The government, it has to be said, do not help this situation. Their policies on immigration and integration have been absurd and schizophrenic from the outset: on the one hand claiming that any attempt to limit the numbers of new migrants arriving each year is racist; on the other introducing mad and intolerant policies, like Jack Straw’s bizarre campaign against women going veiled into MPs’ offices. Extremist agitators are allowed to live here at the taxpayer’s expense, while the government has tried to deny citizenship to decorated Gurkha veterans. There is a balance to be struck between freedom of cultural expression and social cohesion, and in recent years a fear of racism has led us too far to the former.

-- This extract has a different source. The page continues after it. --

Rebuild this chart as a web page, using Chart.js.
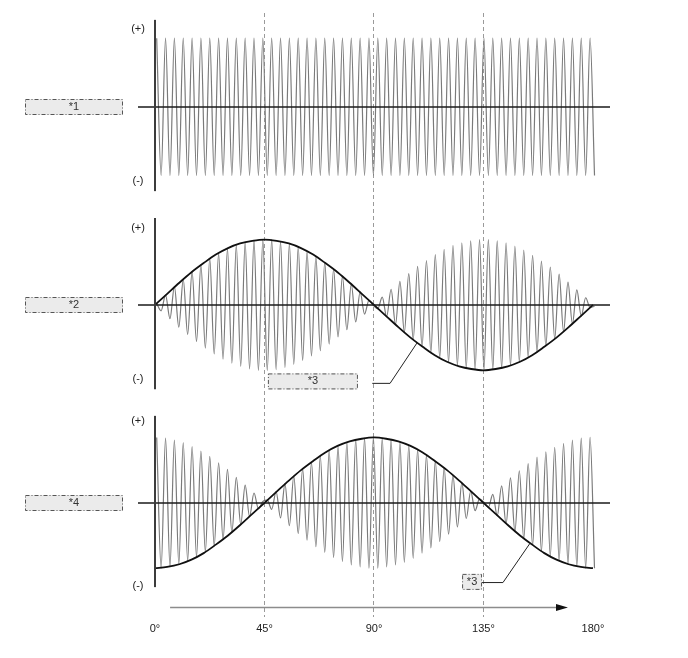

Much of the uncertainty that fuels nationalist thinking has its roots in the fear that there are those among us who do not regard themselves as British, and therefore do not regard others in this country as fellow citizens. In recent years this has been forcibly brought home by various acts of terrorism by people who were born and educated in Britain, but who regarded themselves as culturally distinct. These are the other side of the BNP’s ugly coin, and need to be fought with equal determination. Both sides of this equation most detest the idea of integration: the insistence that they belong to the same society and must live together within it.
What must be done, and done soon, is for the reasonable concerns of disaffected voters to be addressed by sensible political parties, so that the extremes are just left with unworkable deportation policies and equally unworkable social isolation. Other than that, the best thing we can do is what the majority of people in this country are already doing: accept that our society is not what it was in the past or is in other countries and try to get on with each other. Something must be right here, because each year millions of people ask if they can join in.
Excellent column, full of sensible ideas!
As the writer points out, “What must be done, and done soon, is for the reasonable concerns of disaffected voters to be addressed by sensible political parties.”
Why does this not happen? Because our elected “representatives” are not in fact the people we voted for.
That’s why we need a fair, proportional voting system.